UFFICIO NAZIONALE PER L'EDUCAZIONE, LA SCUOLA E L'UNIVERSITÀ
DELLA CONFERENZA EPISCOPALE ITALIANA

«Scuola di specializzazione sul sostegno»

D’Alonzo (Cattolica): è necessario rendere stabili i percorsi di formazione degli insegnanti
3 Giugno 2022

Si sono conclusi nei giorni scorsi i test preselettivi per il settimo ciclo dei percorsi di specializzazione sul sostegno che, per quest’anno, prevedono l’attivazione di 25.615 posti di Tfa (Tirocinio formativo attivo), mentre nel triennio 2021-2024 saranno in totale 90mila.

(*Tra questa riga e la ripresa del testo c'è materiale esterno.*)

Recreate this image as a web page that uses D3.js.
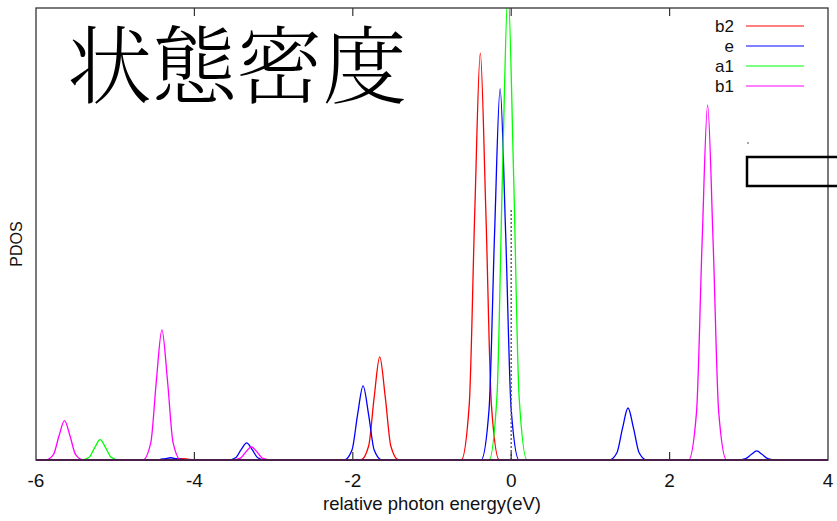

Come denunciato dalla Cisl Scuola, la distribuzione dei posti attivati dalle università non è direttamente proporzionale alla domanda di insegnanti di sostegno proveniente dal territorio. Così, per esempio, in Lombardia, a fronte di 5.700 cattedre vacanti, i posti di Tfa attivati sono 1.240, pari al 21,75% del totale. In Calabria, invece, dove mancano 73 insegnanti di sostegno, i posti di Tfa attivati sono 2.070, pari al 2.835,62% in più rispetto all’effettiva necessità. E questo fenomeno si ripresenta in tutte le regioni del Nord, dove la disponibilità di posti in formazione sul sostegno non arriva a coprire la domanda delle scuole. (P. Fer.)

«Sul sostegno serve una scuola di specializzazione, come esiste in Medicina, che inizi regolarmente ogni anno e renda virtuoso un percorso che, invece, in questi anni ha mostrato tutti i propri limiti. E a pagarne le conseguenze sono gli alunni disabili, l’anello più debole della catena». È la proposta per rimettere al centro delle politiche scolastiche l’inclusione degli studenti più fragili, avanzata dal presidente della Società italiana di Pedagogia speciale (Sipes), Luigi D’Alonzo, docente dell’Università Cattolica e delegato del rettore per l’integrazione degli studenti con disabilità e Dsa di tutte le sedi dell’ateneo.

Quali sarebbe il valore aggiunto di una Scuola di specializzazione sul sostegno?

Il principale sarebbe quello di rendere stabile, istituzionalizzandolo, un percorso di formazione all’interno dei normali corsi universitari. Oggi, invece, non è così. I percorsi di formazione sul sostegno, i Tfa, sono stati istituiti nel 2011 e, da allora, siamo soltanto al settimo ciclo, quando, invece, avremmo dovuto averne avuto uno all’anno. Cambi di governo e lungaggini burocratiche hanno rallentato il tutto.

Con quali conseguenze?

La principale è che almeno il 30% degli insegnanti di sostegno è precario e che tanti docenti vedono nel sostegno soltanto una modalità per conseguire il punteggio necessario per passare all’insegnamento curricolare. Per questa ragione, la formazione sul sostegno merita di essere ricompresa all’interno dei corsi universitari. Perché formare docenti di sostegno è davvero un’opera meritoria. Don Calabria amava ripetere che “la gioventù è di chi se la piglia”. Ma chi si piglia i ragazzi disabili? Chi se ne occupa?

Come mai le università, soprattutto al Nord, attivano corsi di Tfa largamente inferiori rispetto alle reali necessità?

Perché per formare gli insegnanti di sostegno occorrono risorse e personale dedicato che le università fanno fatica a recuperare. Noi, in Università Cattolica, facciamo il massimo possibile, anche sulla base delle domande di iscrizione ai corsi che effettivamente arrivano dagli aspiranti insegnanti di sostegno. E tutti sappiamo quanta disaffezione ci sia, oggi, verso l’insegnamento, vista la scarsa considerazione sociale in cui, purtroppo, è tenuta questa professione. E questo vale, a maggior ragione, per gli insegnanti di sostegno.

Quali sono le ricadute, di questa situazione, sugli alunni?

Nella scuola secondaria abbiamo il 30% di alunni con Bisogni educativi speciali, ma questo dato allarmante non sembra smuovere i decisori politici. È stata appena varata la riforma della formazione iniziale degli insegnanti che prevede un percorso universitario abilitante di almeno 60 crediti formativi. Mi auguro che all’interno di questi percorsi ci siano anche discipline legate all’inclusione scolastica dei disabili. Che, a 45 anni dall’abolizione delle classi differenziali, è ancora considerata un “problema” dell’insegnante di sostegno e non, invece, un compito dell’intero corpo docente. Un principio di civiltà che fa ancora tanta fatica a passare in molte scuole.